# Data section

###

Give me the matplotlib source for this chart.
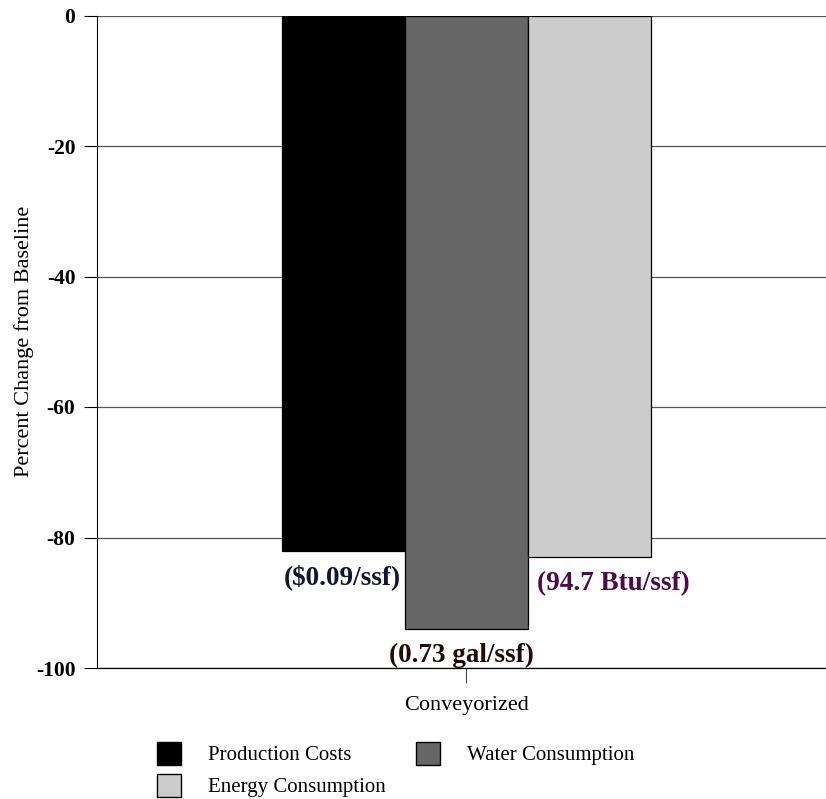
import matplotlib
matplotlib.use("Agg")
import matplotlib.pyplot as plt
from matplotlib.patches import Patch

plt.rcParams['font.family'] = ['Liberation Serif', 'DejaVu Serif']

# Data
category = "Conveyorized"
series = ["Production Costs", "Water Consumption", "Energy Consumption"]
values = [-82, -94, -83]
colors = ["#000000", "#666666", "#cccccc"]
value_labels = ["($0.09/ssf)", "(0.73 gal/ssf)", "(94.7 Btu/ssf)"]
label_colors = ["#141433", "#230a0a", "#4d0a4d"]
label_dx = [-0.01, -0.04, 0.2]   # horizontal shift of each label from its bar centre
yticks = [0, -20, -40, -60, -80, -100]

fig = plt.figure(figsize=(8.26, 7.99), dpi=100)
ax = fig.add_axes([97/826, 1-668/799, 1-97/826, (668-15.5)/799])

offsets = [-1, 0, 1]
for off, v, c in zip(offsets, values, colors):
    ax.bar(off, v, width=1.0, color=c, edgecolor="black", linewidth=0.9, zorder=3)

for off, v, txt, tc, dx in zip(offsets, values, value_labels, label_colors, label_dx):
    ax.annotate(txt, xy=(off + dx, v), xytext=(0, -19), textcoords="offset points",
                ha="center", va="center", fontsize=19.5, fontweight="bold",
                color=tc, zorder=4)

ax.set_xlim(-3.003, 2.927)
ax.set_ylim(-100, 0)
ax.set_yticks(yticks)
ax.set_yticklabels([str(t) for t in yticks], fontsize=15.5, fontweight="bold")
ax.set_xticks([0])
ax.set_xticklabels([category], fontsize=16)
ax.tick_params(axis="y", length=9.5, width=0.8, pad=6)
ax.tick_params(axis="x", length=11, width=0.8, pad=9, color="#444444")

ax.grid(axis="y", color="#555555", linewidth=0.9, zorder=1)
for s in ["top", "right"]:
    ax.spines[s].set_visible(False)
ax.spines["left"].set_linewidth(0.8)
ax.spines["bottom"].set_linewidth(0.9)

ax.set_ylabel("Percent Change from Baseline", fontsize=16)
ax.yaxis.set_label_coords((34 - 97) / 729, 0.5)

handles = [Patch(facecolor=colors[0], edgecolor="black", label=series[0]),
           Patch(facecolor=colors[2], edgecolor="black", label=series[2]),
           Patch(facecolor=colors[1], edgecolor="black", label=series[1])]
fig.legend(handles=handles, ncol=2, loc="upper left",
           bbox_to_anchor=(157/826, 1-742/799), frameon=False, fontsize=15,
           handlelength=1.15, handleheight=1.3, handletextpad=1.3,
           columnspacing=1.46, labelspacing=0.42, borderaxespad=0, borderpad=0)

fig.savefig("out.png", dpi=100)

###

# What is required
Count every line above that holds the string "matplotlib" and give the total, nothing more.

# Answer in full
5